The Windward Road: Adventures of a Naturalist on Remote Caribbean Shores
- Author: Archie Carr
- Genre: Non-fiction; Nature Writing; Science Writing
- Publication date: 1956, by Knopf (US) 1957, by Robert Hale (UK)
- Publication place: United States
- Pages: 277
- ISBN: 978-0-8130-0639-0

= The Windward Road =

1956 book by Archie Carr

The Windward Road: Adventures of a Naturalist on Remote Caribbean Shores was written by Archie Carr and originally published in 1956. It is an account of Carr's travels around the Caribbean to study sea turtles and their migratory and behavior patterns, especially Kemp's ridley, a species about which little was known at the time.
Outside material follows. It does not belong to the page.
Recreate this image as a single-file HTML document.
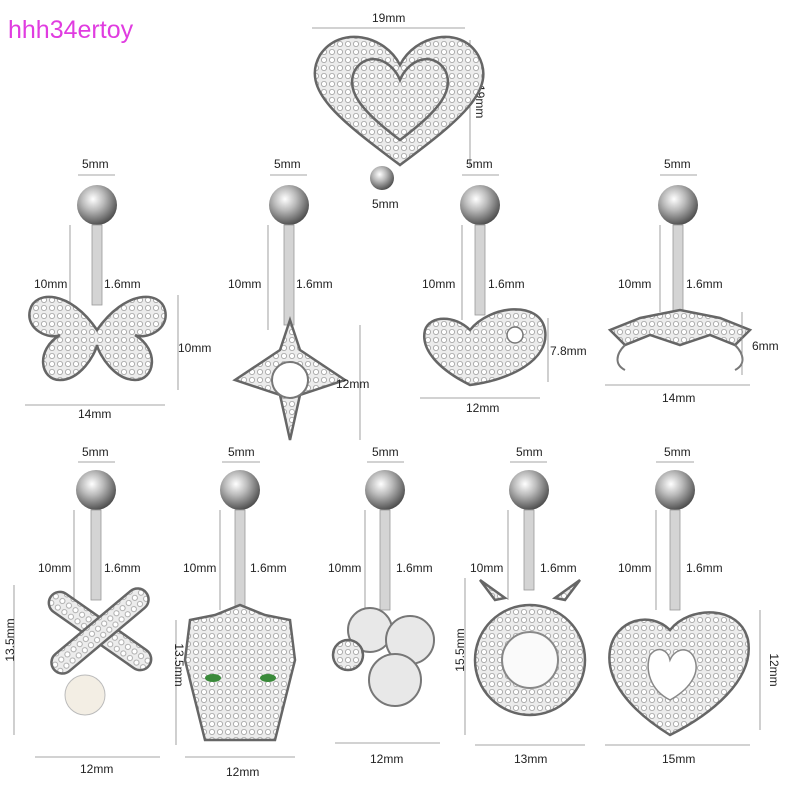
<!DOCTYPE html>
<html><head><meta charset="utf-8"><style>
html,body{margin:0;padding:0;background:#fff;width:800px;height:800px;overflow:hidden}
svg{display:block}
text{font-family:"Liberation Sans",sans-serif;font-size:12px;fill:#222}
.wm{font-size:25px;fill:#e03ce0}
.d{stroke:#888;stroke-width:0.8;fill:none}
.bar{fill:#d4d4d4;stroke:#999;stroke-width:0.8}
.ch{fill:url(#gem);stroke:#666;stroke-width:2.5}
</style></head><body>
<svg width="800" height="800" viewBox="0 0 800 800" xmlns="http://www.w3.org/2000/svg">
<defs>
<radialGradient id="b" cx="0.4" cy="0.35" r="0.7">
<stop offset="0" stop-color="#fff"/><stop offset="0.4" stop-color="#bbb"/><stop offset="1" stop-color="#444"/>
</radialGradient>
<pattern id="gem" width="8" height="8" patternUnits="userSpaceOnUse">
<rect width="8" height="8" fill="#ececec"/><circle cx="4" cy="4" r="2.6" fill="#fff" stroke="#a0a0a0" stroke-width="0.8"/>
</pattern>
</defs>
<text class="wm" x="8" y="38">hhh34ertoy</text>

<!-- top heart -->
<line class="d" x1="312" y1="28" x2="465" y2="28"/>
<text x="372" y="22">19mm</text>
<line class="d" x1="470" y1="40" x2="470" y2="168"/>
<text x="476" y="85" transform="rotate(90 476 85)">19mm</text>
<path class="ch" d="M400 165 C340 120 300 90 320 55 C340 25 385 35 400 65 C415 35 460 25 478 55 C498 90 460 120 400 165Z"/>
<path class="ch" d="M400 140 C360 110 345 90 355 70 C368 50 392 60 400 80 C408 60 432 50 445 70 C455 90 440 110 400 140Z"/>
<circle cx="382" cy="178" r="12" fill="url(#b)"/>
<text x="372" y="208">5mm</text>

<!-- piece 1 butterfly -->
<line class="d" x1="78" y1="175" x2="115" y2="175"/><text x="82" y="168">5mm</text>
<line class="d" x1="70" y1="225" x2="70" y2="330"/>
<circle cx="97" cy="205" r="20" fill="url(#b)"/>
<rect class="bar" x="92" y="225" width="10" height="80"/>
<text x="34" y="288">10mm</text><text x="104" y="288">1.6mm</text>
<path class="ch" d="M97 330 C70 290 35 290 30 310 C25 330 50 340 60 335 C35 350 40 380 60 380 C80 380 95 355 97 345 C99 355 115 380 135 380 C155 380 160 350 135 335 C145 340 170 330 165 310 C160 290 125 290 97 330Z"/>
<line class="d" x1="178" y1="295" x2="178" y2="390"/><text x="178" y="352">10mm</text>
<line class="d" x1="25" y1="405" x2="165" y2="405"/><text x="78" y="418">14mm</text>

<!-- piece 2 star -->
<line class="d" x1="270" y1="175" x2="307" y2="175"/><text x="274" y="168">5mm</text>
<line class="d" x1="268" y1="225" x2="268" y2="330"/>
<circle cx="289" cy="205" r="20" fill="url(#b)"/>
<rect class="bar" x="284" y="225" width="10" height="100"/>
<text x="228" y="288">10mm</text><text x="296" y="288">1.6mm</text>
<path class="ch" d="M290 320 L300 350 L345 380 L300 395 L290 440 L280 395 L235 380 L280 350Z"/>
<circle cx="290" cy="380" r="18" fill="#fff" stroke="#777" stroke-width="2"/>
<line class="d" x1="360" y1="325" x2="360" y2="440"/><text x="336" y="388">12mm</text>

<!-- piece 3 heart -->
<line class="d" x1="462" y1="175" x2="499" y2="175"/><text x="466" y="168">5mm</text>
<line class="d" x1="462" y1="225" x2="462" y2="320"/>
<circle cx="480" cy="205" r="20" fill="url(#b)"/>
<rect class="bar" x="475" y="225" width="10" height="90"/>
<text x="422" y="288">10mm</text><text x="488" y="288">1.6mm</text>
<path class="ch" d="M470 385 C440 370 420 350 425 330 C430 315 455 315 470 330 C490 305 540 300 545 330 C550 360 510 380 470 385Z"/>
<circle cx="515" cy="335" r="8" fill="#fff" stroke="#777" stroke-width="1.5"/>
<line class="d" x1="548" y1="318" x2="548" y2="382"/><text x="550" y="355">7.8mm</text>
<line class="d" x1="420" y1="398" x2="540" y2="398"/><text x="466" y="412">12mm</text>

<!-- piece 4 -->
<line class="d" x1="660" y1="175" x2="697" y2="175"/><text x="664" y="168">5mm</text>
<line class="d" x1="660" y1="225" x2="660" y2="312"/>
<circle cx="678" cy="205" r="20" fill="url(#b)"/>
<rect class="bar" x="673" y="225" width="10" height="90"/>
<text x="618" y="288">10mm</text><text x="686" y="288">1.6mm</text>
<path class="ch" d="M610 330 L640 318 L680 310 L720 318 L750 330 L735 345 L710 335 L680 345 L650 335 L625 345Z"/>
<path d="M625 345 C615 355 615 365 625 370 M735 345 C745 355 745 365 735 370" stroke="#777" stroke-width="2" fill="none"/>
<line class="d" x1="742" y1="312" x2="742" y2="375"/><text x="752" y="350">6mm</text>
<line class="d" x1="605" y1="385" x2="750" y2="385"/><text x="662" y="402">14mm</text>

<!-- row 3 p1 -->
<line class="d" x1="78" y1="462" x2="115" y2="462"/><text x="82" y="456">5mm</text>
<line class="d" x1="74" y1="510" x2="74" y2="600"/>
<circle cx="96" cy="490" r="20" fill="url(#b)"/>
<rect class="bar" x="91" y="510" width="10" height="90"/>
<text x="38" y="572">10mm</text><text x="104" y="572">1.6mm</text>
<rect class="ch" x="40" y="620" width="120" height="22" rx="11" transform="rotate(35 100 631)"/>
<rect class="ch" x="40" y="620" width="120" height="22" rx="11" transform="rotate(-40 100 631)"/>
<circle cx="85" cy="695" r="20" fill="#f3eee4" stroke="#bbb"/>
<line class="d" x1="14" y1="585" x2="14" y2="735"/><text x="14" y="640" transform="rotate(-90 14 640)" text-anchor="middle">13.5mm</text>
<line class="d" x1="35" y1="757" x2="160" y2="757"/><text x="80" y="773">12mm</text>

<!-- p2 panther -->
<line class="d" x1="222" y1="462" x2="260" y2="462"/><text x="228" y="456">5mm</text>
<line class="d" x1="220" y1="510" x2="220" y2="610"/>
<circle cx="240" cy="490" r="20" fill="url(#b)"/>
<rect class="bar" x="235" y="510" width="10" height="100"/>
<text x="183" y="572">10mm</text><text x="250" y="572">1.6mm</text>
<path class="ch" d="M190 620 L215 615 L240 605 L265 615 L290 620 L295 660 L275 740 L205 740 L185 660Z"/>
<ellipse cx="213" cy="678" rx="8" ry="4" fill="#3a8a3a"/><ellipse cx="268" cy="678" rx="8" ry="4" fill="#3a8a3a"/>
<line class="d" x1="176" y1="620" x2="176" y2="745"/><text x="175" y="665" transform="rotate(90 175 665)" text-anchor="middle">13.5mm</text>
<line class="d" x1="185" y1="757" x2="295" y2="757"/><text x="226" y="776">12mm</text>

<!-- p3 clover -->
<line class="d" x1="367" y1="462" x2="404" y2="462"/><text x="372" y="456">5mm</text>
<line class="d" x1="365" y1="510" x2="365" y2="610"/>
<circle cx="385" cy="490" r="20" fill="url(#b)"/>
<rect class="bar" x="380" y="510" width="10" height="100"/>
<text x="328" y="572">10mm</text><text x="396" y="572">1.6mm</text>
<circle cx="370" cy="630" r="22" fill="#e8e8e8" stroke="#777" stroke-width="2"/><circle cx="410" cy="640" r="24" fill="#e8e8e8" stroke="#777" stroke-width="2"/>
<circle cx="395" cy="680" r="26" fill="#e8e8e8" stroke="#777" stroke-width="2"/>
<circle class="ch" cx="348" cy="655" r="15"/>
<line class="d" x1="335" y1="743" x2="440" y2="743"/><text x="370" y="763">12mm</text>

<!-- p4 deer -->
<line class="d" x1="510" y1="462" x2="547" y2="462"/><text x="516" y="456">5mm</text>
<line class="d" x1="508" y1="510" x2="508" y2="600"/>
<circle cx="529" cy="490" r="20" fill="url(#b)"/>
<rect class="bar" x="524" y="510" width="10" height="80"/>
<text x="470" y="572">10mm</text><text x="540" y="572">1.6mm</text>
<path class="ch" d="M480 580 L495 600 L505 598 Z M580 580 L565 600 L555 598Z"/>
<circle class="ch" cx="530" cy="660" r="55"/>
<circle cx="530" cy="660" r="28" fill="#fafafa" stroke="#888" stroke-width="2"/>
<line class="d" x1="465" y1="578" x2="465" y2="735"/><text x="464" y="650" transform="rotate(-90 464 650)" text-anchor="middle">15.5mm</text>
<line class="d" x1="475" y1="745" x2="585" y2="745"/><text x="514" y="763">13mm</text>

<!-- p5 heart -->
<line class="d" x1="656" y1="462" x2="694" y2="462"/><text x="664" y="456">5mm</text>
<line class="d" x1="656" y1="510" x2="656" y2="610"/>
<circle cx="675" cy="490" r="20" fill="url(#b)"/>
<rect class="bar" x="670" y="510" width="10" height="100"/>
<text x="618" y="572">10mm</text><text x="686" y="572">1.6mm</text>
<path class="ch" d="M670 735 C630 710 605 680 610 650 C615 620 650 610 670 630 C690 605 740 605 748 640 C755 680 710 715 670 735Z"/>
<path d="M670 700 C650 690 645 670 650 655 C658 645 668 650 670 660 C675 648 690 645 695 660 C700 675 688 690 670 700Z" fill="#fff" stroke="#888" stroke-width="1.5"/>
<line class="d" x1="760" y1="610" x2="760" y2="730"/><text x="770" y="670" transform="rotate(90 770 670)" text-anchor="middle">12mm</text>
<line class="d" x1="605" y1="745" x2="750" y2="745"/><text x="662" y="763">15mm</text>
</svg>
</body></html>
This book led to the formation of The Brotherhood of the Green Turtle, which later became the Caribbean Conservation Corporation, and is now known as the Sea Turtle Conservancy. It was awarded the 1957 John Burroughs Medal for nature writing, which is awarded annually by the American Museum of Natural History. The chapter entitled "The Black Beach", originally published in Mademoiselle, won a 1956 O. Henry Award.

The book was adapted into a 1969 episode of Walt Disney's Wonderful World of Color entitled “Solomon, the Sea Turtle” and was narrated by Sebastian Cabot.